> Goal:
Without the images, write out the whole listing exactly.

> Given data:
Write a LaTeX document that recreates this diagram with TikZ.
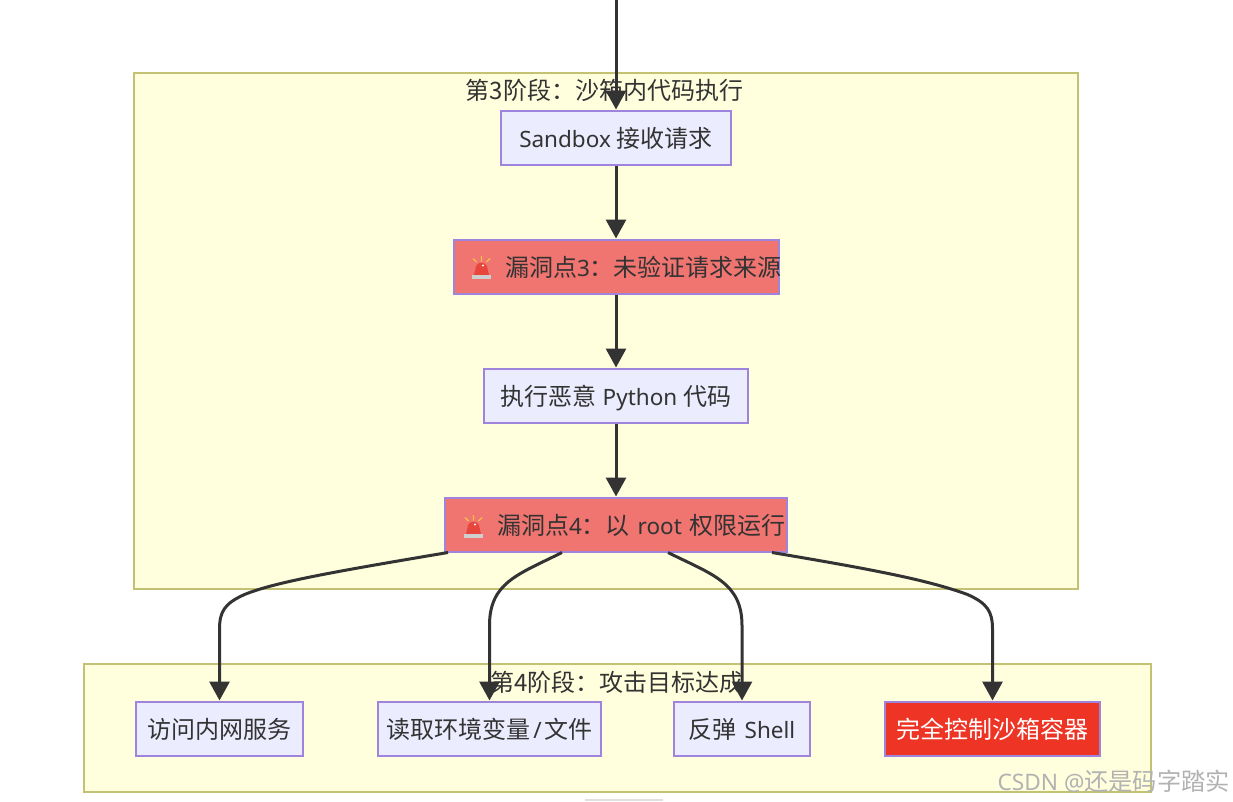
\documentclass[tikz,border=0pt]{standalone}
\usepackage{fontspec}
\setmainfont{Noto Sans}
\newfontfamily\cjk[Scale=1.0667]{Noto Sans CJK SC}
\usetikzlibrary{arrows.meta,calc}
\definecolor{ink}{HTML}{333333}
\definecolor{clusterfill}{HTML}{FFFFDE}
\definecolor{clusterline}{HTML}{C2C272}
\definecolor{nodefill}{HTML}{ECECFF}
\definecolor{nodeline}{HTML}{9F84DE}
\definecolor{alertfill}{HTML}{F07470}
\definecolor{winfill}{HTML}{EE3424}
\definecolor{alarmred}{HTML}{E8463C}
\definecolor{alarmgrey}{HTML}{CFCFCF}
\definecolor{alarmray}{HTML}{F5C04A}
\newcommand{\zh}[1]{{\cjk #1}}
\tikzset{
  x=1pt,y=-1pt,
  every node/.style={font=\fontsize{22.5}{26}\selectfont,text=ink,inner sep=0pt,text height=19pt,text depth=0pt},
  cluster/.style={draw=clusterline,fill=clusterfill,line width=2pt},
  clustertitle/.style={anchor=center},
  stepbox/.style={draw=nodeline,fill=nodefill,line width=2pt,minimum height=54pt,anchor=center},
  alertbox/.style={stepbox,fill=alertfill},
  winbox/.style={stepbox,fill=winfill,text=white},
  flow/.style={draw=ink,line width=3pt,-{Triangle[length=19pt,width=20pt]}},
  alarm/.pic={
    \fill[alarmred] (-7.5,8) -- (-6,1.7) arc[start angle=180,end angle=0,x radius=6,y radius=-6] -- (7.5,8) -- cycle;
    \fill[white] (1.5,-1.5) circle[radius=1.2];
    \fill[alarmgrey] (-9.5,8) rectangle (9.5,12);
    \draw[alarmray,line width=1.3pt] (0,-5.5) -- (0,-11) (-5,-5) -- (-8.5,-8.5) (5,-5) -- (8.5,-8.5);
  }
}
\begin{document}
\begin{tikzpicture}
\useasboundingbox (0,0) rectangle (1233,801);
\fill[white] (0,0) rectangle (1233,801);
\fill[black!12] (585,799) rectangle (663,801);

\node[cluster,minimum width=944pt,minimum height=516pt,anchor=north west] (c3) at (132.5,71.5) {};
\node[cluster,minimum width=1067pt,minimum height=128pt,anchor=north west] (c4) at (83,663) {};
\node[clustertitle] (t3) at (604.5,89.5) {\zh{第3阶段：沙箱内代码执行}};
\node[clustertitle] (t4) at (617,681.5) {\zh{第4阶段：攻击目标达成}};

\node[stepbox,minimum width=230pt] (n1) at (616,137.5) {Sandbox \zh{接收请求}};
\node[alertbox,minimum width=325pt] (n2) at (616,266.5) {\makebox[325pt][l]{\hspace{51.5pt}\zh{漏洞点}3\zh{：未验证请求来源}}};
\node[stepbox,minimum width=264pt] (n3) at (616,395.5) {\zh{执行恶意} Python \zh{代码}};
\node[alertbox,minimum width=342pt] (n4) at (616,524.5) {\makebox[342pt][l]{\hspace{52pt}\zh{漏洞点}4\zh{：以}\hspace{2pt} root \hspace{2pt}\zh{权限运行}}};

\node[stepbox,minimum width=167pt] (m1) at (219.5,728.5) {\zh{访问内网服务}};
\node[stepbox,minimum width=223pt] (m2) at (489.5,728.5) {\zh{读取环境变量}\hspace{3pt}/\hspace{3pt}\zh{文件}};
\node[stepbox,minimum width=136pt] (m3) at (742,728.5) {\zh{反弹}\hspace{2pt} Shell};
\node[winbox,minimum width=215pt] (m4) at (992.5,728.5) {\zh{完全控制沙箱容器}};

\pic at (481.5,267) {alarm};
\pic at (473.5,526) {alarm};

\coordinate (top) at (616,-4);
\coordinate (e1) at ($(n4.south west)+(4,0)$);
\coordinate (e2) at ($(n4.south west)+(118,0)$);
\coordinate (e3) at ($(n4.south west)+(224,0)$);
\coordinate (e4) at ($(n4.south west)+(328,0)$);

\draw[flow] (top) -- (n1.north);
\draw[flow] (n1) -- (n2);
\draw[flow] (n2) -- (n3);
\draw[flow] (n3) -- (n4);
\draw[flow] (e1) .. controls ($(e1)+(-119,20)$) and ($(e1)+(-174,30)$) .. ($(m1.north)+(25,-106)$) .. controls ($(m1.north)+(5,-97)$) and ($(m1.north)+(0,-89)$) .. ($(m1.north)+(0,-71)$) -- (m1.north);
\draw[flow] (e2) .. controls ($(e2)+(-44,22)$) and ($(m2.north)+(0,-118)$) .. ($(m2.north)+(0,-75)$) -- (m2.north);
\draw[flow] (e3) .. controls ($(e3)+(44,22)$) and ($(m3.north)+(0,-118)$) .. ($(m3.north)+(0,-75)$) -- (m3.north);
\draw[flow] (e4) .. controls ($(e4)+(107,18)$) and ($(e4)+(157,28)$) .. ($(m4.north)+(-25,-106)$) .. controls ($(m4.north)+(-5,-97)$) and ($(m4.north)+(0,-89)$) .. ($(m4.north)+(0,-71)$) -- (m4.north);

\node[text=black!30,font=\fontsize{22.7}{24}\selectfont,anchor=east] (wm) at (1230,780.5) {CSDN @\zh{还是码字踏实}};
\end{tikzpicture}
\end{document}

> Solution for this exercise:
Write a LaTeX document that recreates this diagram with TikZ.
\documentclass[tikz,border=0pt]{standalone}
\usepackage{fontspec}
\setmainfont{Noto Sans}
\newfontfamily\cjk[Scale=1.0667]{Noto Sans CJK SC}
\usetikzlibrary{arrows.meta,calc}
\definecolor{ink}{HTML}{333333}
\definecolor{clusterfill}{HTML}{FFFFDE}
\definecolor{clusterline}{HTML}{C2C272}
\definecolor{nodefill}{HTML}{ECECFF}
\definecolor{nodeline}{HTML}{9F84DE}
\definecolor{alertfill}{HTML}{F07470}
\definecolor{winfill}{HTML}{EE3424}
\definecolor{alarmred}{HTML}{E8463C}
\definecolor{alarmgrey}{HTML}{CFCFCF}
\definecolor{alarmray}{HTML}{F5C04A}
\newcommand{\zh}[1]{{\cjk #1}}
\tikzset{
  x=1pt,y=-1pt,
  every node/.style={font=\fontsize{22.5}{26}\selectfont,text=ink,inner sep=0pt,text height=19pt,text depth=0pt},
  cluster/.style={draw=clusterline,fill=clusterfill,line width=2pt},
  clustertitle/.style={anchor=center},
  stepbox/.style={draw=nodeline,fill=nodefill,line width=2pt,minimum height=54pt,anchor=center},
  alertbox/.style={stepbox,fill=alertfill},
  winbox/.style={stepbox,fill=winfill,text=white},
  flow/.style={draw=ink,line width=3pt,-{Triangle[length=19pt,width=20pt]}},
  alarm/.pic={
    \fill[alarmred] (-7.5,8) -- (-6,1.7) arc[start angle=180,end angle=0,x radius=6,y radius=-6] -- (7.5,8) -- cycle;
    \fill[white] (1.5,-1.5) circle[radius=1.2];
    \fill[alarmgrey] (-9.5,8) rectangle (9.5,12);
    \draw[alarmray,line width=1.3pt] (0,-5.5) -- (0,-11) (-5,-5) -- (-8.5,-8.5) (5,-5) -- (8.5,-8.5);
  }
}
\begin{document}
\begin{tikzpicture}
\useasboundingbox (0,0) rectangle (1233,801);
\fill[white] (0,0) rectangle (1233,801);
\fill[black!12] (585,799) rectangle (663,801);

\node[cluster,minimum width=944pt,minimum height=516pt,anchor=north west] (c3) at (132.5,71.5) {};
\node[cluster,minimum width=1067pt,minimum height=128pt,anchor=north west] (c4) at (83,663) {};
\node[clustertitle] (t3) at (604.5,89.5) {\zh{第3阶段：沙箱内代码执行}};
\node[clustertitle] (t4) at (617,681.5) {\zh{第4阶段：攻击目标达成}};

\node[stepbox,minimum width=230pt] (n1) at (616,137.5) {Sandbox \zh{接收请求}};
\node[alertbox,minimum width=325pt] (n2) at (616,266.5) {\makebox[325pt][l]{\hspace{51.5pt}\zh{漏洞点}3\zh{：未验证请求来源}}};
\node[stepbox,minimum width=264pt] (n3) at (616,395.5) {\zh{执行恶意} Python \zh{代码}};
\node[alertbox,minimum width=342pt] (n4) at (616,524.5) {\makebox[342pt][l]{\hspace{52pt}\zh{漏洞点}4\zh{：以}\hspace{2pt} root \hspace{2pt}\zh{权限运行}}};

\node[stepbox,minimum width=167pt] (m1) at (219.5,728.5) {\zh{访问内网服务}};
\node[stepbox,minimum width=223pt] (m2) at (489.5,728.5) {\zh{读取环境变量}\hspace{3pt}/\hspace{3pt}\zh{文件}};
\node[stepbox,minimum width=136pt] (m3) at (742,728.5) {\zh{反弹}\hspace{2pt} Shell};
\node[winbox,minimum width=215pt] (m4) at (992.5,728.5) {\zh{完全控制沙箱容器}};

\pic at (481.5,267) {alarm};
\pic at (473.5,526) {alarm};

\coordinate (top) at (616,-4);
\coordinate (e1) at ($(n4.south west)+(4,0)$);
\coordinate (e2) at ($(n4.south west)+(118,0)$);
\coordinate (e3) at ($(n4.south west)+(224,0)$);
\coordinate (e4) at ($(n4.south west)+(328,0)$);

\draw[flow] (top) -- (n1.north);
\draw[flow] (n1) -- (n2);
\draw[flow] (n2) -- (n3);
\draw[flow] (n3) -- (n4);
\draw[flow] (e1) .. controls ($(e1)+(-119,20)$) and ($(e1)+(-174,30)$) .. ($(m1.north)+(25,-106)$) .. controls ($(m1.north)+(5,-97)$) and ($(m1.north)+(0,-89)$) .. ($(m1.north)+(0,-71)$) -- (m1.north);
\draw[flow] (e2) .. controls ($(e2)+(-44,22)$) and ($(m2.north)+(0,-118)$) .. ($(m2.north)+(0,-75)$) -- (m2.north);
\draw[flow] (e3) .. controls ($(e3)+(44,22)$) and ($(m3.north)+(0,-118)$) .. ($(m3.north)+(0,-75)$) -- (m3.north);
\draw[flow] (e4) .. controls ($(e4)+(107,18)$) and ($(e4)+(157,28)$) .. ($(m4.north)+(-25,-106)$) .. controls ($(m4.north)+(-5,-97)$) and ($(m4.north)+(0,-89)$) .. ($(m4.north)+(0,-71)$) -- (m4.north);

\node[text=black!30,font=\fontsize{22.7}{24}\selectfont,anchor=east] (wm) at (1230,780.5) {CSDN @\zh{还是码字踏实}};
\end{tikzpicture}
\end{document}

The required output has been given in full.